CIS Docker Benchmark

Automated checking:

# Clone docker-bench-security
git clone https://github.com/docker/docker-bench-security.git
cd docker-bench-security
sudo sh docker-bench-security.sh

# Or run as container
docker run --rm --net host --pid host --userns host \
  --cap-add audit_control \
  -v /var/lib:/var/lib:ro \
  -v /var/run/docker.sock:/var/run/docker.sock:ro \
  -v /usr/lib/systemd:/usr/lib/systemd:ro \
  -v /etc:/etc:ro \
  docker/docker-bench-security

Key CIS Recommendations

  1. Host Configuration

    • Keep Docker up to date
    • Restrict network traffic between containers
    • Set logging level to 'info'
    • Enable Docker Content Trust
  2. Docker Daemon

    • Use TLS for Docker daemon socket
    • Don't expose daemon on TCP without TLS
    • Enable user namespace support
  3. Docker Files

    • Verify Docker files ownership and permissions
    • Audit Docker files and directories
  4. Container Images

    • Create user for container
    • Use trusted base images
    • Don't install unnecessary packages
  5. Container Runtime

    • Run containers with limited privileges
    • Set resource limits
    • Don't share host network namespace

Monitoring & Detection

Logging

services:
  app:
    logging:
      driver: "json-file"
      options:
        max-size: "10m"
        max-file: "3"
        labels: "service,env"
        env: "ENV,VERSION"

Centralized logging:

services:
  app:
    logging:
      driver: "syslog"
      options:
        syslog-address: "tcp://log-server:514"
        tag: "{{.Name}}/{{.ID}}"

Runtime Monitoring

Tools:

  • Falco: Runtime security monitoring
  • Sysdig: Container visibility
  • Prometheus + cAdvisor: Metrics
  • Docker events: Real-time events

Monitor for:

  • Unexpected processes
  • File modifications
  • Network connections
  • Resource spikes
  • Failed authentication
  • Privilege escalation attempts
# Monitor Docker events
docker events --filter 'type=container' --filter 'event=start'

# Watch specific container
docker events --filter "container=my-container"

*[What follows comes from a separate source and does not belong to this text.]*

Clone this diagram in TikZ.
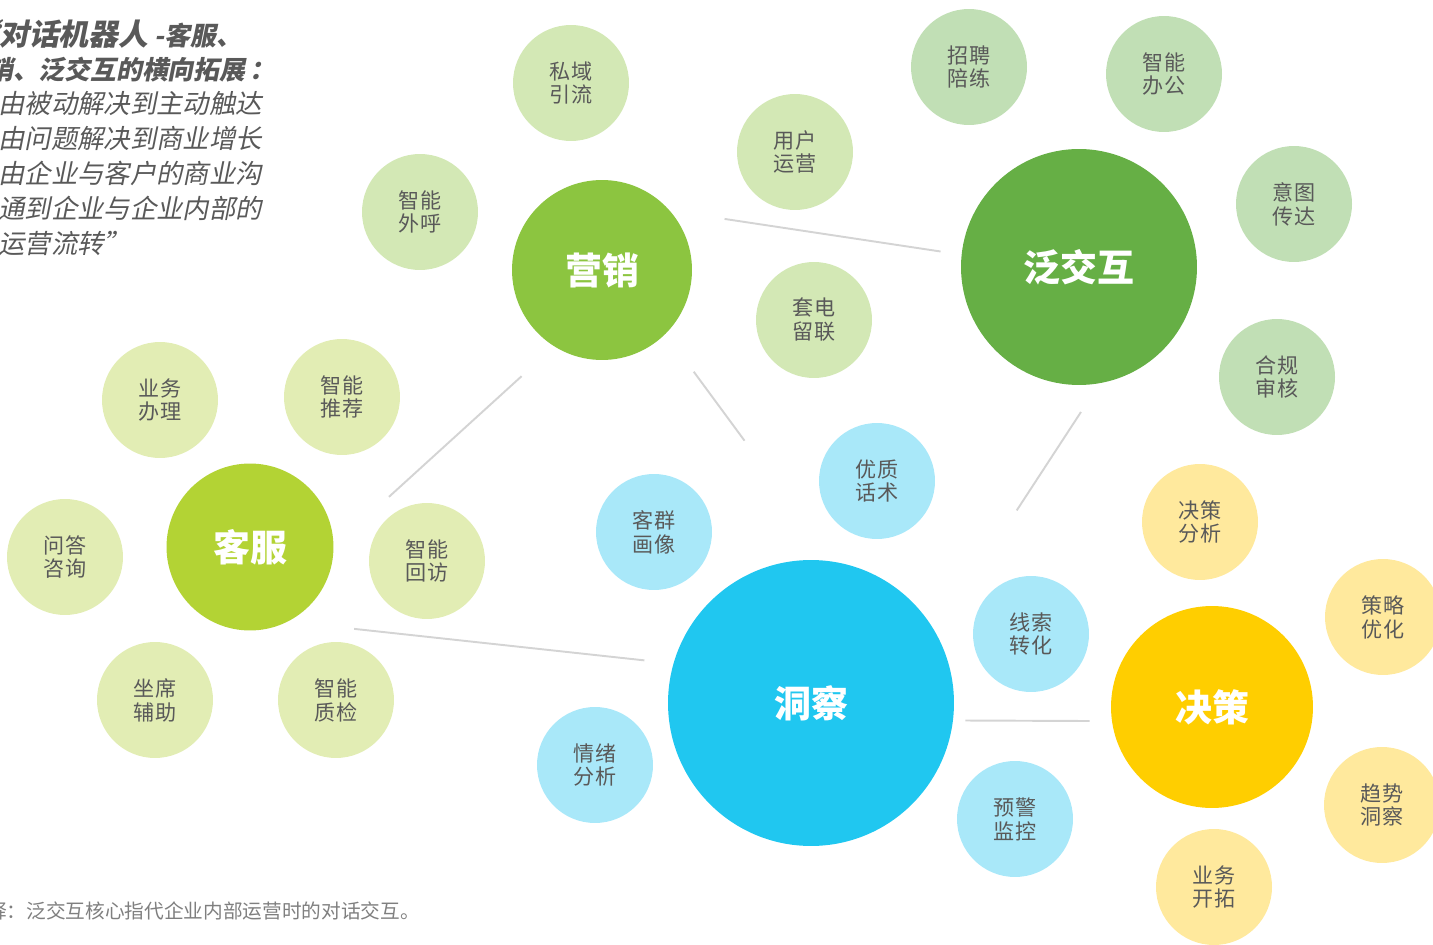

# Runtime security with Falco
docker run --rm -it \
  --privileged \
  -v /var/run/docker.sock:/host/var/run/docker.sock \
  -v /dev:/host/dev \
  -v /proc:/host/proc:ro \
  falcosecurity/falco

Platform-Specific Security

Linux

User namespace remapping:

// /etc/docker/daemon.json
{
  "userns-remap": "default"
}

Benefits: Root in container → unprivileged on host

SELinux:

# Enable SELinux for Docker
setenforce 1

# Run with SELinux labels
docker run --security-opt label=type:svirt_sandbox_file_t my-image

# Volumes with SELinux
docker run -v /host/path:/container/path:z my-image

AppArmor:

# Check AppArmor status
aa-status

# Run with AppArmor profile
docker run --security-opt apparmor=docker-default my-image

Windows

Hyper-V isolation:

# More isolated than process isolation
docker run --isolation=hyperv my-image

Windows Defender:

  • Ensure real-time protection enabled
  • Configure exclusions carefully
  • Scan images regularly

macOS

Docker Desktop security:

  • Keep Docker Desktop updated
  • Enable "Use gRPC FUSE for file sharing"
  • Limit file sharing to necessary paths
  • Review resource allocation

Security Checklist

Image:

  • Based on official, minimal image
  • Specific version tag (not latest)
  • Scanned for vulnerabilities
  • No secrets in layers
  • Runs as non-root user
  • Signed (Content Trust)

Build:

  • .dockerignore configured
  • Multi-stage build (if applicable)
  • Build secrets handled properly
  • Build from trusted sources only

Runtime:

  • Non-root user
  • Capabilities dropped
  • Read-only filesystem (where possible)
  • Security options set
  • Resource limits configured
  • Isolated network
  • Minimal port exposure
  • Secrets mounted securely

Operations:

  • CIS benchmark compliance
  • Logging configured
  • Monitoring in place
  • Regular vulnerability scans
  • Incident response plan
  • Regular updates
  • Audit logs enabled

Common Security Mistakes

NEVER:

  • Run as root
  • Use --privileged
  • Mount Docker socket (/var/run/docker.sock)
  • Hardcode secrets
  • Use latest tag
  • Skip vulnerability scanning
  • Expose unnecessary ports
  • Disable security features
  • Ignore security updates
  • Trust unverified images

ALWAYS:

  • Run as non-root
  • Drop capabilities
  • Scan for vulnerabilities
  • Use secrets management
  • Tag with specific versions
  • Enable security options
  • Apply least privilege
  • Keep systems updated
  • Monitor runtime behavior
  • Use official images

This security guide represents current best practices. Security threats evolve constantly—always check the latest Docker security documentation and CVE databases.